Personal information
- Full name: Zhang Ke
- Date of birth: 20 March 1985 (age 41)
- Place of birth: Shenyang, Liaoning, China
- Height: 1.78 m (5 ft 10 in)
- Positions: Defender; wingback;

Senior career*
- Years: Team / Apps / (Gls)
- 2003–2008: Shenyang Ginde / 45 / (0)
- 2009: Shenyang Dongjin / 22 / (0)
- 2010: Jiangsu Sainty / 11 / (0)
- 2011: Shaanxi Chanba / 0 / (0)
- 2012–2017: Henan Jianye / 19 / (0)

International career
- 2006: China U-23 / 1 / (0)

Medal record
Representing China
Men's football
AFC Youth Championship
| Silver medal – second place | 2004 َ Malaysia | Team |

= Zhang Ke =

Chinese footballer

Zhang Ke (张可 (張可, Zhāng Kě); born 20 March 1985) is a Chinese former football as defender.

==Club career==
Zhang Ke would make his senior club debut on June 20, 2004, for Shenyang Ginde in a league game vs Liaoning Zhongyu that Shenyang Ginde lost 1–0. After that game Zhang would gradually start to establish himself within the Shanyang team and go on to play in ten league games for the team at the end of the season, however his development would be halted when it was discovered that he took a banned drug during December 2004 and was banned from playing for two months despite claims that he took the drug by mistake.
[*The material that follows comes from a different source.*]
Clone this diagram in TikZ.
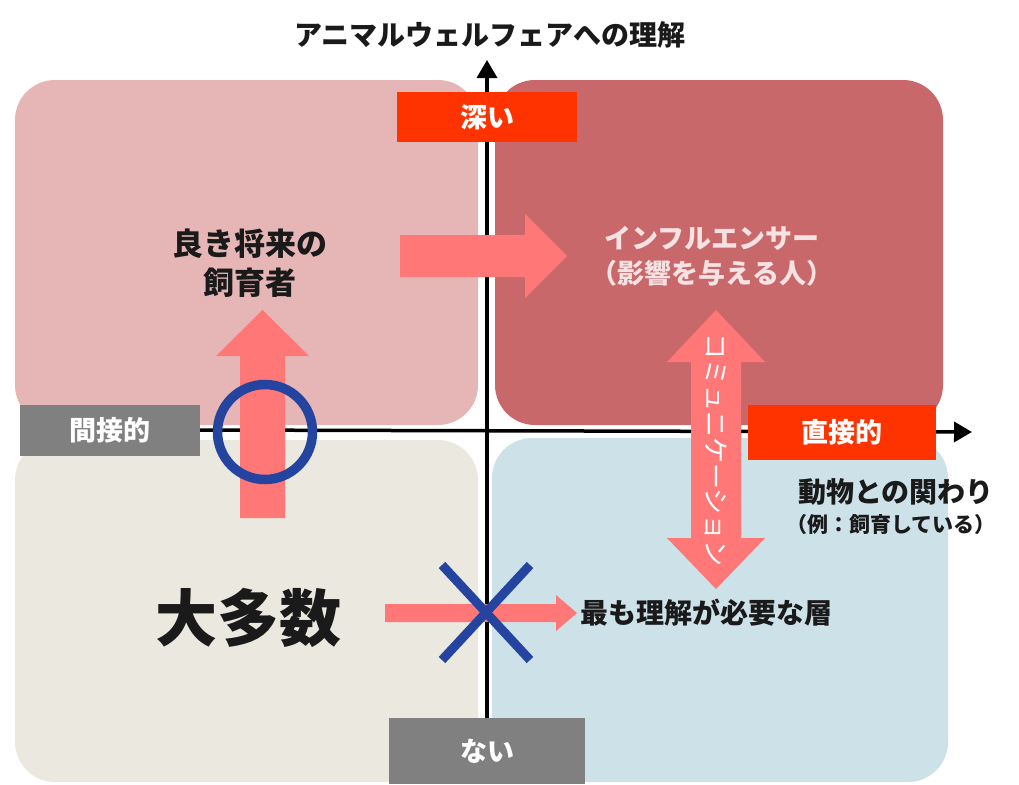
\documentclass[tikz,border=0pt]{standalone}
\usepackage{fontspec}
\setmainfont{Noto Sans CJK JP}
\usetikzlibrary{arrows.meta}
\definecolor{qTL}{HTML}{E6B6B6}
\definecolor{qTR}{HTML}{C9686A}
\definecolor{qBL}{HTML}{EBE8DF}
\definecolor{qBR}{HTML}{CDE1E9}
\definecolor{pinkA}{HTML}{FF7777}
\definecolor{redL}{HTML}{FF3300}
\definecolor{grayL}{HTML}{808080}
\definecolor{blueM}{HTML}{2444A0}
\definecolor{inkT}{HTML}{1A1A1A}
\definecolor{softW}{HTML}{F6E2E2}
\newcommand{\fs}[1]{\fontsize{#1}{#1}\selectfont\bfseries}
\newcommand{\fr}[1]{\fontsize{#1}{#1}\selectfont}
\begin{document}
\begin{tikzpicture}[x=1pt,y=-1pt,
  quad/.style={rounded corners=40pt},
  lblbox/.style={text=white, inner sep=0pt, font=\fs{27}},
  axisline/.style={line width=3.5pt, draw=black, -{Triangle[length=18pt,width=20pt]}},
  blockarrow/.style={fill=pinkA},
  crossline/.style={draw=blueM, line width=9pt},
  txt/.style={text=inkT, inner sep=0pt}]
\useasboundingbox (0,0) rectangle (1019,784);
% quadrants
\fill[qTL, quad] (15,80) rectangle (478,425);
\fill[qTR, quad] (495,80) rectangle (943,425);
\fill[qBL, quad] (15,440) rectangle (478,782);
\fill[qBR, quad] (492,438) rectangle (948,782);
% axis labels
\node[lblbox, fill=grayL, minimum width=180pt, minimum height=51pt] (indirect) at (110,430) {間接的};
\node[lblbox, fill=grayL, minimum width=196pt, minimum height=66pt] (none) at (487,751) {ない};
\coordinate (yend) at (487,60);
\coordinate (xend) at (972,432);
% axes
\draw[axisline] (none.north) -- (yend);
\draw[axisline] (indirect.east) -- (xend);
\node[lblbox, fill=redL, minimum width=180pt, minimum height=50pt] (deep) at (487,117) {深い};
\node[lblbox, fill=redL, minimum width=188pt, minimum height=55pt] (direct) at (842,432) {直接的};
% block arrows
\fill[blockarrow] (400,235) -- (525,235) -- (525,214) -- (567,256) -- (525,298) -- (525,277) -- (400,277) -- cycle;
\fill[blockarrow] (240,518) -- (240,356) -- (216,356) -- (262.5,310) -- (309,356) -- (285,356) -- (285,518) -- cycle;
\fill[blockarrow] (716,310) -- (765,362) -- (741,362) -- (741,538) -- (765,538) -- (716,589) -- (667,538) -- (691,538) -- (691,362) -- (667,362) -- cycle;
\fill[blockarrow] (385,604) -- (556,604) -- (556,595) -- (577,613) -- (556,631) -- (556,622) -- (385,622) -- cycle;
% circle and cross
\node[draw=blueM, line width=9.5pt, circle, minimum size=95pt, inner sep=0pt] (ring) at (265,432) {};
\coordinate (xa) at (442,565);
\coordinate (xb) at (530,660);
\coordinate (xc) at (530,565);
\coordinate (xd) at (442,660);
\draw[crossline] (xa) -- (xb);
\draw[crossline] (xc) -- (xd);
% texts
\node[txt, font=\fs{28}] (title) at (490,35) {アニマルウェルフェアへの理解};
\node[txt, font=\fs{31}, align=center] (good) at (250,263) {良き将来の\\[8pt]飼育者};
\node[txt, text=softW, font=\fs{27}, align=center] (infl) at (712,256) {インフルエンサー\\[8pt]（影響を与える人）};
\node[text=white, inner sep=0pt, font=\fr{26}, rotate=-90] (comm) at (716,450) {コミュニケーション};
\node[txt, font=\fs{62}] (major) at (248,618) {大多数};
\node[txt, font=\fs{28}, anchor=west] (need) at (580,613) {最も理解が必要な層};
\node[txt, font=\fs{28}, anchor=west] (anim) at (798,492) {動物との関わり};
\node[txt, font=\fs{21}, anchor=west] (ex) at (786,525) {（例：飼育している）};
\end{tikzpicture}
\end{document}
Being out for such a period saw Zhang having to re-establish himself within the team and it was only during the 2006 league season did he start to become a regular first team member. This did not continue the following season and he only featured in ten more league games for the recently relocated and renamed Changsha Ginde. The move to Changsha in Hunan didn't seem to get the best out Zhang and he was dropped by the recently appointed Slobodan Santrač during the 2008 league season. At the beginning of the 2009 league season Zhang had a chance to return to his hometown of Shenyang with second-tier football club Shenyang Dongjin. After only one season with the club Zhang had a chance to return to the Chinese Super League with Jiangsu Sainty who asked for his transfer at the beginning of the 2010 league season.

==International career==
Zhang Ke would be called up into Ratomir Dujković's squad to instead injured defender Ji Mingyi. He made his debut against Iraq in a 1–0 win on the 30 November 2006, the first match of 2006 Asian Games, but he received red card at the 41 minutes.